Cette doctrine de la transsubstantiation est commune au deux plus grandes fractions de la chrétienté, à l’Église romaine orthodoxe, et à l’Église grecque non moins orthodoxe, qui l’a pleinement sanctionnée au synode de Jerusalem en 1672. L’Église anglicane accepta de l’Église romaine, sans modification apparente, le « très confortable sacrement du corps et du sang de Christ, notre nourriture spirituelle ». L’Église luthérienne hérita aussi du meme dogme, mais appela consubstantiation ce que l’autre appelait transsubstantiation. Il s’ensuivit une controverse à laquelle on comprend seulement les injures que les polémistes se jetèrent réciproquement à la tête.

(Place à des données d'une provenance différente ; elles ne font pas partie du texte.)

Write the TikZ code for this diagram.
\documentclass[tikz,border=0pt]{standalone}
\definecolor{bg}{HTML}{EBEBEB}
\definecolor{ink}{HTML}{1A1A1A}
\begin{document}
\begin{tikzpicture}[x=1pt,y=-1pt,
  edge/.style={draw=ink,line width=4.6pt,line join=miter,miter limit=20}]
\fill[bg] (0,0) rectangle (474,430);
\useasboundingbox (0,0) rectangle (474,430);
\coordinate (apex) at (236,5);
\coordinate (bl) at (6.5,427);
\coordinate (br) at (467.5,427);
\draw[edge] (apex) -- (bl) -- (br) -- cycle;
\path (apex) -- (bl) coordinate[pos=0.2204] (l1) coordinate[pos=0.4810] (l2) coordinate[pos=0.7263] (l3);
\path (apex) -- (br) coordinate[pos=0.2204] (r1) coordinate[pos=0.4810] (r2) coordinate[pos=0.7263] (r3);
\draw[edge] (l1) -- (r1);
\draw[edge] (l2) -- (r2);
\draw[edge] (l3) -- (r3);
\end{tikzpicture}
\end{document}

Quoi qu’il en soit, qu’il s’agisse de consubstantiation ou de transsubstantiation, ce dogme est la clef de voûte de tout l’édifice chrétien. Nous pouvons en croire Saint-Francois de Sales, une autorité certainement compétente, qui en son langage fleuri appelle l’eucharistie « mystère ineffable dans lequel les anges voudraient regarder, soleil des exercices spirituels, cœur de la devotion, âme de la piété et centre de la religion ». Centre du christianisme assurément, tout comme la doctrine de la pierre philosophale est le grand secret de la magie. L’une transforme la farine en Dieu et Dieu en farine, l’autre change le plomb en or et l’or en plomb. La magie et la religion prétendent accaparer l’omniscience et l’omnipotence par la metamorphose ad libitum des substances les plus incongrues. Les deux sœurs ennemies ont même point de départ et même point d’arrivée, seulement l’une chemine par la droite et l’autre a pris la gauche. Leur principe identique, elles le développent, l’expliquent et l’exploitent, la religion suivant le mode spirituel et la magie suivant le mode matériel. Chacune peut le revendiquer comme lui appartenant en propre. Seulement on est bien obligé de reconnaître que l’Église étant en possession du pouvoir et de la richesse, ayant la direction officielle des esprits, a fait porter sur son sujet favori les méditations de ses plus ingénieux docteurs et professeurs et toute la force philosophique du moyen-âge, tandis que la magie, meme la magie blanche et l’alchimie, n’ont été cultivées que par des individus isolés, généralement mal vus et suspects, qu’on enfermait souvent, qu’on torturait et brûlait de temps à autre. L’Église avait l’instinct de la situation, elle sentait confusément ce qui n’a pas manqué d’arriver : de l’alchimie devait naître la chimie.